→ TASK REQUIREMENTS:
Quote from the first line below through the line that contains "import * as", both included, and leave the pictures out.
>> BEGIN
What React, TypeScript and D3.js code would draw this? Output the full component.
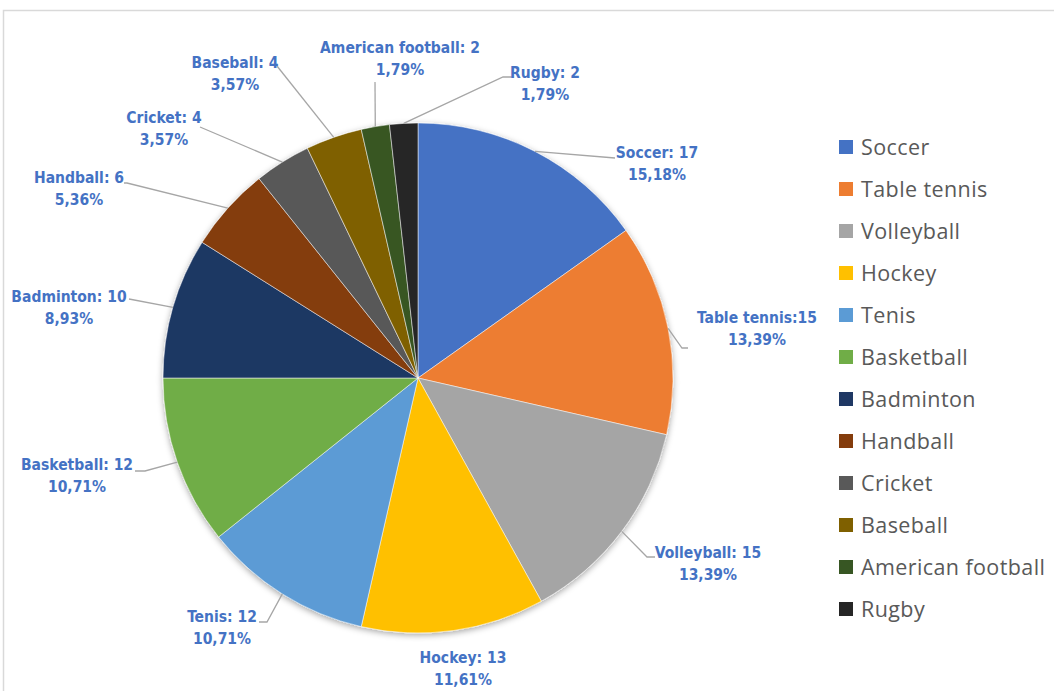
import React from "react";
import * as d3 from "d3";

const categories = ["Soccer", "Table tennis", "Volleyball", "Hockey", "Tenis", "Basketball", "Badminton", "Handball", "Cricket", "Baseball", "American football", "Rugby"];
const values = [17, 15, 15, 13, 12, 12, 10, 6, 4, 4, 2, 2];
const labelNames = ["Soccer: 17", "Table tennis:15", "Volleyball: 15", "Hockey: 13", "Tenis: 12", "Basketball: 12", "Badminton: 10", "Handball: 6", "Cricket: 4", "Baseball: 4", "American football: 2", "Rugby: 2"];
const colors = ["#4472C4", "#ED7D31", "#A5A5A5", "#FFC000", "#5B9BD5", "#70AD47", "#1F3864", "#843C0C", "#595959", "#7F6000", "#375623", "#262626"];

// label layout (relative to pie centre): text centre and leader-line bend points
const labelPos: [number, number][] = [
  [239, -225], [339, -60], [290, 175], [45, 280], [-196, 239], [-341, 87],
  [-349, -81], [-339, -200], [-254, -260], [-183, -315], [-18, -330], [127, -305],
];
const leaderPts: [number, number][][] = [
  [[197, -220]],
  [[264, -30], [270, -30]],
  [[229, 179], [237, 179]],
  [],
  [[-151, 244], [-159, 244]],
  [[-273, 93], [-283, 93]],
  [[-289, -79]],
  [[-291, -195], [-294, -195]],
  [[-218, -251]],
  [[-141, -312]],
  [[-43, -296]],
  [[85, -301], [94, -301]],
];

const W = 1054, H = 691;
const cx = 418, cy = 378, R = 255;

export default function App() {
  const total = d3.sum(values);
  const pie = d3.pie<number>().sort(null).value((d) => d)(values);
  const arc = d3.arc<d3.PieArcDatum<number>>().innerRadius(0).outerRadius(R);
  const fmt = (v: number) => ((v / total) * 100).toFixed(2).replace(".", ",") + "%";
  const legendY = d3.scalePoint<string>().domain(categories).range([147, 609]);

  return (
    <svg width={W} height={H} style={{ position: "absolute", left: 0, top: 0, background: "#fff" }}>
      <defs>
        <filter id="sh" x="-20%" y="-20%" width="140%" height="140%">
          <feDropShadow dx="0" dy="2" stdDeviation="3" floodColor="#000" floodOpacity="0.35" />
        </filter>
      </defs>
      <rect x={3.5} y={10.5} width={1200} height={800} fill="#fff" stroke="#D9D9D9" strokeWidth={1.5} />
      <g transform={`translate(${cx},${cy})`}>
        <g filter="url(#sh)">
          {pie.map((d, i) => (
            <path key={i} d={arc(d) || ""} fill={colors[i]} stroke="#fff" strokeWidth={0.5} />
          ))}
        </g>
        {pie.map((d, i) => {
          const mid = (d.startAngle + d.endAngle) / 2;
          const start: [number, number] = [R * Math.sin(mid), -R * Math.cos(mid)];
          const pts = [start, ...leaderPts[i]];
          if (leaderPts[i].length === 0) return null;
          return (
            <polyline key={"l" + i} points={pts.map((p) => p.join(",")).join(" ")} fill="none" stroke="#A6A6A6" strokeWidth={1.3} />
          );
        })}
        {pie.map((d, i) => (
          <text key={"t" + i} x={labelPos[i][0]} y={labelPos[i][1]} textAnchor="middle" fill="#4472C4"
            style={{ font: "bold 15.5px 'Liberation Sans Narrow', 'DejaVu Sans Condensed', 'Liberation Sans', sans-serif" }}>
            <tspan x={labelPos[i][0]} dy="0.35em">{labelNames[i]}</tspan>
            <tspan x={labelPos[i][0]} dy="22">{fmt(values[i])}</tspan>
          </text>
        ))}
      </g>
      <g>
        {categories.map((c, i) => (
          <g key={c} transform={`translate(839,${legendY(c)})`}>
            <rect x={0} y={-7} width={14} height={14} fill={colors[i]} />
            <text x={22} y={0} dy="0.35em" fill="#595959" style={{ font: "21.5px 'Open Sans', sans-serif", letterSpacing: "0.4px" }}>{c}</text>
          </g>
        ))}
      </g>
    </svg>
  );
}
>> END
→ TASK ANSWER:
What React, TypeScript and D3.js code would draw this? Output the full component.
import React from "react";
import * as d3 from "d3";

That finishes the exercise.